Firm identifications, indicated in the main table by capitals in the Class column, require more than a high-probability positional association. The strongest test for identification is time variability, either periodicity or correlation with variability seen at another wavelength. The 56 pulsars that have class PSR all show high-confidence (statistical probability of chance occurrence less than 10⁻⁶) periodicity caused by the rotation of the neutron star (Abdo et al. 2010b, 2010c, 2010m; Saz Parkinson et al. 2010). Similar confidence levels apply to the three X-ray binary systems whose orbital periods are detected in the LAT data: LSI +61 303 (Abdo et al. 2009j), LS5039 (Abdo et al. 2009n), and Cygnus X-3 (Abdo et al. 2009p).

With the large number of blazars detected by the LAT and the significant variability seen in many of these, the search for correlated variability that can provide firm identifications is a major effort that has not yet been carried out systematically for the LAT data. We have therefore chosen to list as firm identifications only those blazars for which publications exist showing such variability. These are just 3C 273 (Abdo et al. 2010f), 3C 279 (Iafrate et al. 2009), 3C 454.3 (Abdo et al. 2009e), PKS 1502+106 (Abdo et al. 2010k), and PKS 1510−08 (e.g., Tramacere 2008). Additional studies will undoubtedly expand this list.

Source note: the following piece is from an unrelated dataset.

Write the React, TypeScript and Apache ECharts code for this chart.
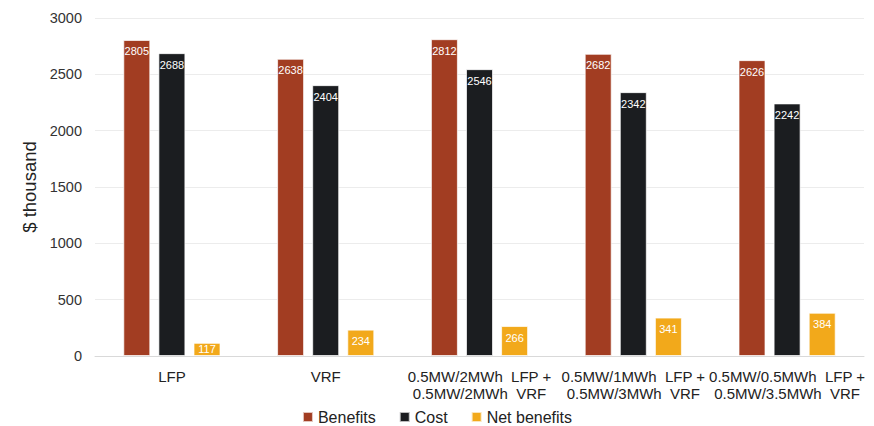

Another approach to firm identification, slightly less robust than time variability, is morphology: finding spatial extent in a γ-ray source that matches resolved emission at other wavelengths. Some SNRs have measurable spatial extents in the LAT data and can be considered firm identifications; here we cite W44 (Abdo et al. 2010h), W51C (Abdo et al. 2009i), and IC 443 (Abdo et al. 2010i). The analyses for the 1FGL catalog assume point-like emission, and so the positions and fluxes are not as well characterized as they would be in analyses that take into account the finite angular extents of these sources. A special case is 1FGL J1322.0−4515, which appears to be part of one of the lobes of the emission from radio galaxy Centaurus A (Abdo et al. 2010d). Studies of source morphology are ongoing.

The LMC is an extreme example (Abdo et al. 2010j) of the issue of analyzing an extended source with tools designed to find point sources. As described in Section 6.2.4, the catalog contains five sources that are likely to be related to the diffuse γ-ray emission of the LMC. The LMC can be considered a firmly identified LAT source, but it is not a point source or an ensemble of point sources.